A play like Francisco's doesn't happen in a vacuum.  It is the culmination of a lot of smaller mistakes that continue to happen and go uncorrected.  If, for example, Valbuena had been appropriately taken to task for his mental mistake on Friday night, might there not be a chance that Francisco is on a higher alert on Sunday?  Nothing's related but everything is.

Martinez and DeRosa can rightly claim that it's not Wedge making, or actually not making, the plays in the field.  Nor is Wedge swinging the bat.  But the flaw in that thinking always has been that it suggests that the coaching staff is essentially irrelevant to the process.  That just isn't the truth.

The lack of talent on the Browns aside, one of the biggest issues with them under Crennel was a lack of preparation.  Crennel looked almost as clueless on the sidelines to what was going on as the players did between them.  It was a culmination of all that had taken place, or actually had not taken place, during the week.  Fundamentals weren't getting emphasized.  Players who didn't deserve it were given too much rope.  Crennel paid the price because he should have.  The team's lackluster play was a reflection of the lackluster coaching.

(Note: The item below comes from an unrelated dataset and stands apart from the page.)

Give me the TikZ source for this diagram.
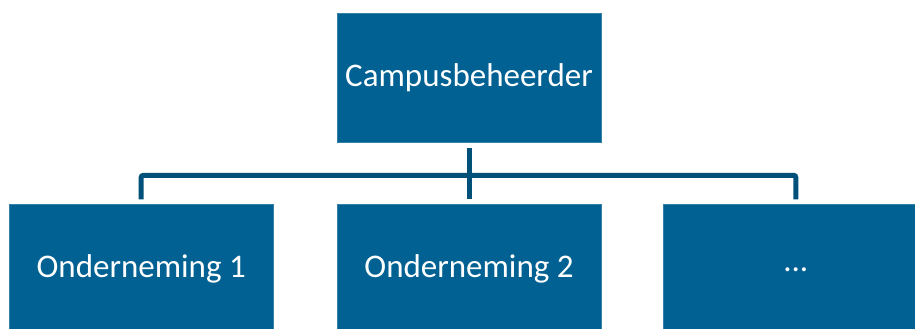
\documentclass[tikz,border=0pt]{standalone}
\usepackage{fontspec}
\setmainfont{Carlito}
\usetikzlibrary{positioning,calc}
\definecolor{boxblue}{RGB}{0, 97, 146}
\definecolor{lineblue}{RGB}{0, 80, 121}
\tikzset{
	orgbox/.style={draw=boxblue!80!white, line width=0.8pt, fill=boxblue, text=white,
		minimum width=264pt, minimum height=129pt, inner sep=0pt,
		font=\fontsize{33}{40}\selectfont},
	orgline/.style={draw=lineblue, line width=5pt, rounded corners=2pt},
}

\begin{document}
\begin{tikzpicture}[x=1pt,y=1pt]
	% page size as in the reference
	\useasboundingbox (0,0) rectangle (915,-329);

	% boxes
	\node[orgbox] (top) at (469,-77.5) {Campusbeheerder};
	\node[orgbox, below=62pt of top] (mid) {Onderneming 2};
	\node[orgbox, left=63pt of mid] (left) {Onderneming 1};
	\node[orgbox, right=62pt of mid] (right) {...};

	% connectors
	\coordinate (bus) at ($(top.south)+(0,-33)$);
	\draw[orgline] ([yshift=-6]top.south) -- ([yshift=5]mid.north);
	\draw[orgline] ([yshift=5]left.north) |- (bus) -| ([yshift=5]right.north);

\end{tikzpicture}
\end{document}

The same thing is revealing itself to be the case with these Indians.  Wedge is almost too respectful to the daily struggles that every player has and seems reticent to make much of an issue about them.  But at what point is Wedge going to wake up to the fact that Grady Sizemore, for example, has regressed tremendously at the plate?  When is Wedge going to wake up to the fact that Peralta has no passion for the sport or that day in and day out his team is often losing for the most basic of reasons?

What fans are being forced to endure from this team is the culmination of a million negligent acts by this coaching staff over the years.  It wasn't any one thing that Wedge or Derek Shelton or Carl Willis did recently that put this team in its current position.  It was all the little things they did or fail to do for the last several years.  The de-emphasis on the fundamentals.  The lack of accountability.  In other words, Wedge and his staff haven't bothered to balance their checkbook for years and now they find the checks they're currently writing being returned for insufficient funds.

The casual indifference Indians players have toward their jobs is flying under the radar screens of the average fans because they're distracted with the run by the Cavaliers.  But that will end within the next month and pretty soon Shapiro and the Dolans will have to face the same sort of fan reaction that Randy Lerner was facing with the Browns.

It may be too early to completely write off this Indians season, but that's only if you assume something dramatic will happen to turn this thing on the dime it needs to turn on.  Under the current thinking of this organization, it's just a matter of working harder, as if the middle of the season is the time for that revelation.

The Martinez and DeRosa votes of confidence were just the first step.  Shapiro will stand up next.  I have the feeling that he was watching the aftermath of the last Browns seasons and knows the inevitable outcome of his own dawdling if it goes on too long.  It may be something Shapiro doesn't really want to face, but given the alternatives in this economy a new voice in the dugout and a new direction starts to look pretty promising.